Нам не дано предугадать | страница 45



<…>

Малый театр нас также часто привлекал. В то время там пожинали лавры Садовский, Самарин, Шумский, Ленский, а из женского персонала Ек. Ник. Васильева, Гликерия Николаевна Федотова, Мария Николаевна Ермолова, Никулина, Рыкалова и др. Как хороша была Федотова в драме Островского «Гроза»! Как величественна и пластична была Ермолова в «Иоанне д'Арк»[70]. Ек. Ник. Васильева играла «grandes dames» и была неподражаема. Рыкалова и Акимова играли комичных старух. Комические мужские роли исполняли Живокини, Никифиров, Музиль. <…>

Долго болела бабушка. После воспаления в легких у нее сделалась изнурительная лихорадка или старческая чахотка. Проболела она почти полтора года, и весной 11 мая ее не стало. До этого родилась у нас еще прелестная девочка – Мария, 7 апреля. Это была последняя радость умирающей, но присутствовать при родах она уже не могла. Ежедневно к ней носили девочку. 11-го внезапно, но тихо, почти без агонии она скончалась. Я еще не совсем окрепла после родов и поэтому не присутствовала при ее кончине. Меня разбудили позже, так как умерла она рано утром. На панихиды съезжалась вся Москва, старушку любили и почитали. Похоронили ее в Донском рядом с горячо любимым мужем. Все мы и наши дети почувствовали большую пустоту после ее смерти, она умела быть молодой с молодежью, понимала детей, не импонировала, была тактична во всяких случаях жизни. Я знаю, что она меня любила, и я ей платила тем же, была с ней искренна, советовалась с ней во всем, слушалась ее умных советов.

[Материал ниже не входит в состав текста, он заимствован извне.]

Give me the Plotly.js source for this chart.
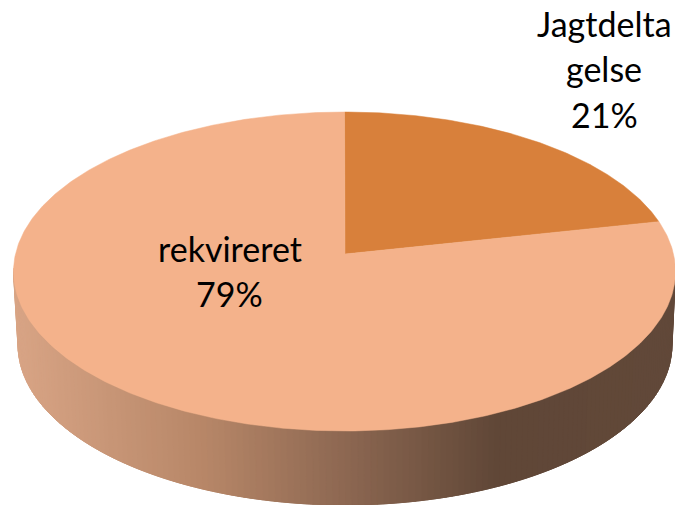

В ту же пору назначили папа́ губернатором. Пришлось повременить с переездом в Петровское, отправили туда детей с гувернером, гувернанткой и Отенькой. Я занялась устройством казенного дома. Помню последнюю ночь в нашем Покровском доме, где так счастливо протекли 16 лет супружеской жизни. Как тяжело было его покидать на новую жизнь, и я невольно разрыдалась. Не помню, какого числа мы переехали. Поселив папа́ на новой квартире, я уехала к детям в Петровское. Все там напомнило милую, ушедшую от нас бабушку. Ее комнаты, балкончик, на котором она так любила сидеть и слушать мое чтение по утрам. Вскоре эти комнаты занял мой деверь Александр Михайлович, оставив на прежних местах в спальне кровать матери, ее туалетный стол, а в ее кабинете ее письменный стол, кресло у окна. Исчез только балкончик, который не был в стиле дома.

Лето прошло однообразно, приезжали по-прежнему ильинские соседи, но я из-за траура нигде не бывала, и перебрались мы рано в город ввиду службы папа́. В Москве зажили мы той же семейной счастливой жизнью, у папа́ масса дела, но зато после обеда время было посвящено детям и нашим беседам, впечатлениям. Зимой схватили наши дети коклюш. Я ужасно боялась этой болезни для нашей прелестной крошки, как вдруг, уже ближе к весне, девочка начала кашлять, и я сказала Отеньке: «Вы увидите, если она схватит коклюш, то его не вынесет». К несчастью, мое предчувствие не обмануло меня, и 2 мая нашего ангела не стало. Она скончалась от менингита после больших страданий. Ее крик был ужасен и долго звучал в ушах. Я упрекала себя в том, что слишком ее любила, мне тогда казалось, что я не перенесу этого горя. Была она прелестна и в гробу, окруженном цветами. Отвезли мы ее в Донской, около родных могил опустили ее гробик. Долго, долго не могла я забыть эту прелестную девочку, которая промелькнула в нашей жизни, как метеор. Три года спустя наша Ели родилась, и, если не заменила Мусю, все же мы были счастливы ее появлением и благодарили Бога, что он нас утешил.